### Task goal
Gather every line holding the string "this".

### Material for the task
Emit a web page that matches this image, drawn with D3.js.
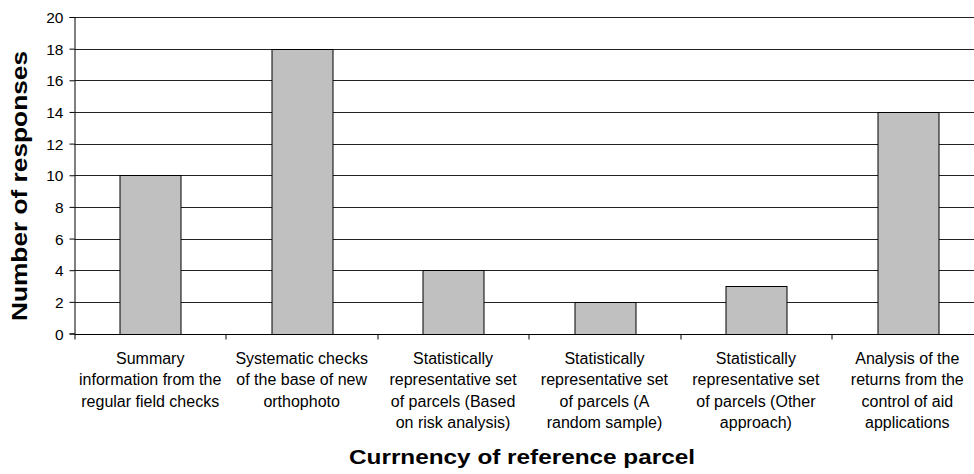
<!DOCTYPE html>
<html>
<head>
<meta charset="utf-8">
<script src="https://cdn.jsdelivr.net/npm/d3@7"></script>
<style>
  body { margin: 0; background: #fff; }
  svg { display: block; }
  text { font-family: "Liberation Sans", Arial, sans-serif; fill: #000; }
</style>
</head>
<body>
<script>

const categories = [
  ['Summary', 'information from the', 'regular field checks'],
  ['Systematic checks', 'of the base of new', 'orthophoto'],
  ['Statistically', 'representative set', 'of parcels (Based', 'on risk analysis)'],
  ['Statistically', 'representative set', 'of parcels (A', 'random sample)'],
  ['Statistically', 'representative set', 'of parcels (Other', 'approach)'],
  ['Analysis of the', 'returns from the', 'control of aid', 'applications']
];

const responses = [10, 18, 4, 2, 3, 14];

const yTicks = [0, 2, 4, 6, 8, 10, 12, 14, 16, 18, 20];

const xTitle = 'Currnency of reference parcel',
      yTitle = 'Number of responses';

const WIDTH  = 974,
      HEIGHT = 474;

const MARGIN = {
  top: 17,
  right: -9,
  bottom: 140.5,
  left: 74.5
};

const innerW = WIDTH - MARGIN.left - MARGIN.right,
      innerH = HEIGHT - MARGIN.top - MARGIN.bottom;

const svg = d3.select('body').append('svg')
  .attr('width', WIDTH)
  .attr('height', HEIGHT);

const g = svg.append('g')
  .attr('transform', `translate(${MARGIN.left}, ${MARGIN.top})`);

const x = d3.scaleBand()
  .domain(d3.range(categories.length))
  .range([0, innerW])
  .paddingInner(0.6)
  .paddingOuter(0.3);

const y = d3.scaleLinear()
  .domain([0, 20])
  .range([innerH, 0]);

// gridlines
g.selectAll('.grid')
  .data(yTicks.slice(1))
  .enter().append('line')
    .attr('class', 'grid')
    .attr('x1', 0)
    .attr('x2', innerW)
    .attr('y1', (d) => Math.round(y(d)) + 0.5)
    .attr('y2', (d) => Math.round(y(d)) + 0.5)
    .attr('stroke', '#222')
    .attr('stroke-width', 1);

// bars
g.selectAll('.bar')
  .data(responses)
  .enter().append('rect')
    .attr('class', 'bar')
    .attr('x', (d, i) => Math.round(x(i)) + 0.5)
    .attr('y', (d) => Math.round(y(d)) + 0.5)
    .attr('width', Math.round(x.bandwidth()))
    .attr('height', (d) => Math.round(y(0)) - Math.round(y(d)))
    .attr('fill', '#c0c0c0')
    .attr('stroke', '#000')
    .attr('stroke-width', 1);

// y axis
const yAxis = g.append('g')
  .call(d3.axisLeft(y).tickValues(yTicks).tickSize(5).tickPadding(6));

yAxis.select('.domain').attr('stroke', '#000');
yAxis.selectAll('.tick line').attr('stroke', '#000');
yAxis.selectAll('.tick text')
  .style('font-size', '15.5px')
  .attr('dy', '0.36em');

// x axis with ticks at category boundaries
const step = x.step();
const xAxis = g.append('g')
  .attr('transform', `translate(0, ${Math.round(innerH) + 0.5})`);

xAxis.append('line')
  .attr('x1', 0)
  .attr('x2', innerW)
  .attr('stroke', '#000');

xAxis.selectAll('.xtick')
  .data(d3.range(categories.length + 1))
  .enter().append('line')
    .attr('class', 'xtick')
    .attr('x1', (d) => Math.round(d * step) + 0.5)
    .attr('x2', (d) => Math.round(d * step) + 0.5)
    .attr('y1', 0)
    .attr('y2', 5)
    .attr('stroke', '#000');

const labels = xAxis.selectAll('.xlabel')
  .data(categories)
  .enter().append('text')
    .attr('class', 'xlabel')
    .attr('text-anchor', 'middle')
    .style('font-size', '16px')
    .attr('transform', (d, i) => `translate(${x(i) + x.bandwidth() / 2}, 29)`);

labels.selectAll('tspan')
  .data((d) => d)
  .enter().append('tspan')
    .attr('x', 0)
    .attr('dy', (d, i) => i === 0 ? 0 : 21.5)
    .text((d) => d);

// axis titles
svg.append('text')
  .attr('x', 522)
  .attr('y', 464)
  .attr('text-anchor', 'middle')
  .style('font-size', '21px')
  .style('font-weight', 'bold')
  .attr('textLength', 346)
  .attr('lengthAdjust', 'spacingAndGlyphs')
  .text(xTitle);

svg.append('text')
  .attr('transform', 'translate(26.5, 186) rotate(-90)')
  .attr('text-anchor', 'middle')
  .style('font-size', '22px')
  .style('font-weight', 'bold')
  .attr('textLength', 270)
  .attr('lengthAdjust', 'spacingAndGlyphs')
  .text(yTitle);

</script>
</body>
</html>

--

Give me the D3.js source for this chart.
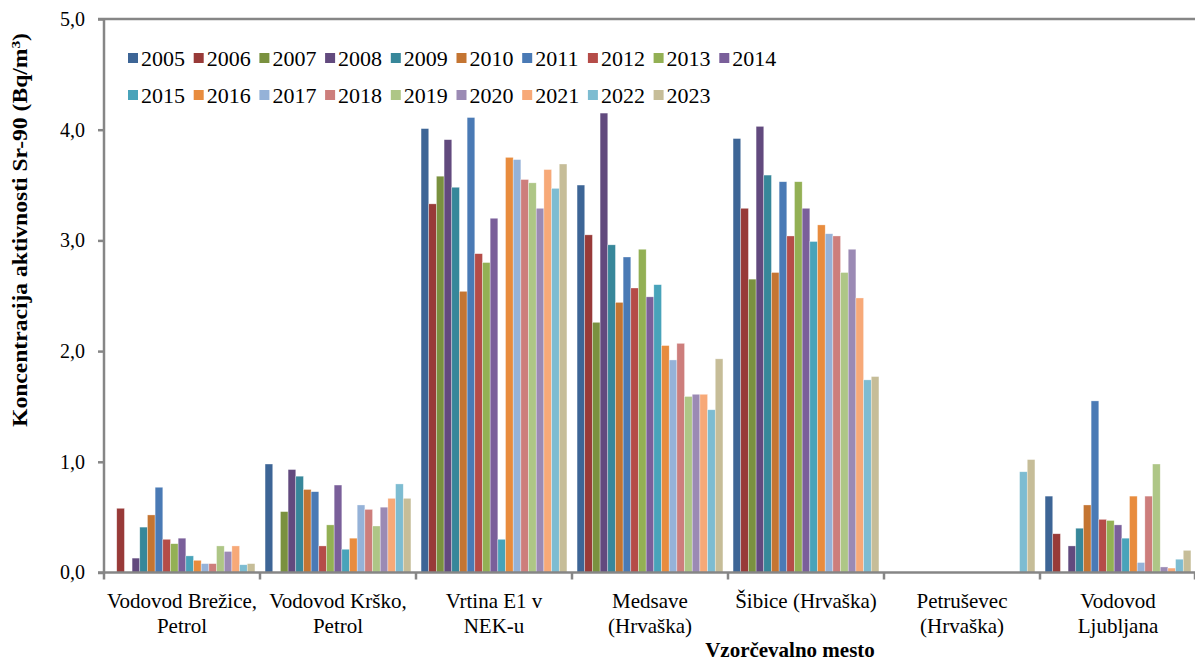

### Exercise response
Emit a web page that matches this image, drawn with D3.js.
Give me the D3.js source for this chart.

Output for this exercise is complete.